Before telling our unique, individual truths about grief, we have to first find out what they are.  The unending process of discovery and self-inquiry can continue for years and even decades beyond the date of our loss.  

As we learn to live without the ones we love, we are bombarded with opportunities to reflect, make choices, have regrets and resentments.  Little by little, we may notice emerging patterns of what is true for us.  And little by little we may find it harder to keep these truths to ourselves.

That is certainly my story.  It wasn’t until 13 years after my Daughter died, and 8 years after my Son died, that I could stand up in a room full of strangers and say out loud that this happened.  I was newly 40 and my ability to keep stuffing the grief down was wearing thin.

I was scared to death when I stood up in that group of people to tell my truth that March afternoon in 2010.  I was shaking, dizzy and outside of my body.  But my words were met with support, love and compassion.  It has gotten easier since then, and I have a lot of practice at sharing my experiences of loss in my every day life.  Writing, speaking and coaching gives me the chance to do just that.

But speaking honestly and openly about grief takes practice.  I have mentioned the importance of knowing who in our lives is worthy of our truth and who can provide adequate stewardship of our feelings, so we don’t expose ourselves to environments or people who cannot hold our experiences with the delicate care they deserve.

But once we move into a space where we can speak the truth about grief, another unexpected dynamic can unfold.  As we get skilled at releasing the fear of being honest about our losses, we may notice an inability to bull shit in other areas of our lives.  In other words, truth telling can be contagious.
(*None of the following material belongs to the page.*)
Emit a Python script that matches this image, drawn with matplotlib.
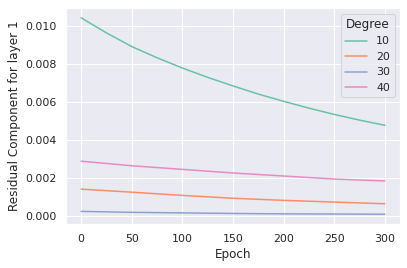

Even if we don’t realize all the ways in which we abandon ourselves with little and big “untruths” we all have a way in the world of omitting information, saying we are fine when we are not, making plans we don’t want to participate in, eating things we don’t want so we don’t hurt the feelings of others, and sugar coating information (also known as lying) to make it more palatable for others.

We may come to find that telling the truth just makes sense, and is less work than misrepresenting our reactions and opinions.  We may even begin to find it impossible to spend time in certain settings, and with certain people.  As we wake up to our own truth about grief, we may stumble on the freedom that comes with giving ourselves permission to actually be who we are in all areas of our lives.

I consider this to be a dose of “collateral beauty” like an unexpected Blessing from an undesirable outcome.  None of us wants to volunteer for tragedy.  Yet I have lived through mine long enough to to say with confidence, that there truly are unexpected gifts that can arise from grief work.  Telling the truth of who we are is one of them.

Whether or not we are grieving some loss, we are all invited to be the unique, miraculous individuals we were created to be.  If we were telling the truth about everything (uncommon) before a major loss in our life occurred, great.  Then bringing honesty to a grief conversation won’t be that much of a stretch (and good for you!)

But for those of us who may have been more used to “people pleasing” or “keeping our mouths shut” before our loved one died, I have exciting news!  By exploring our grief and getting honest with ourselves in that arena, we may also find a freedom in truth telling that not only helps heal our broken hearts, but increases ability to relinquish the habit of being anyone but who we actually are.

And in this way, the truth can literally set us free.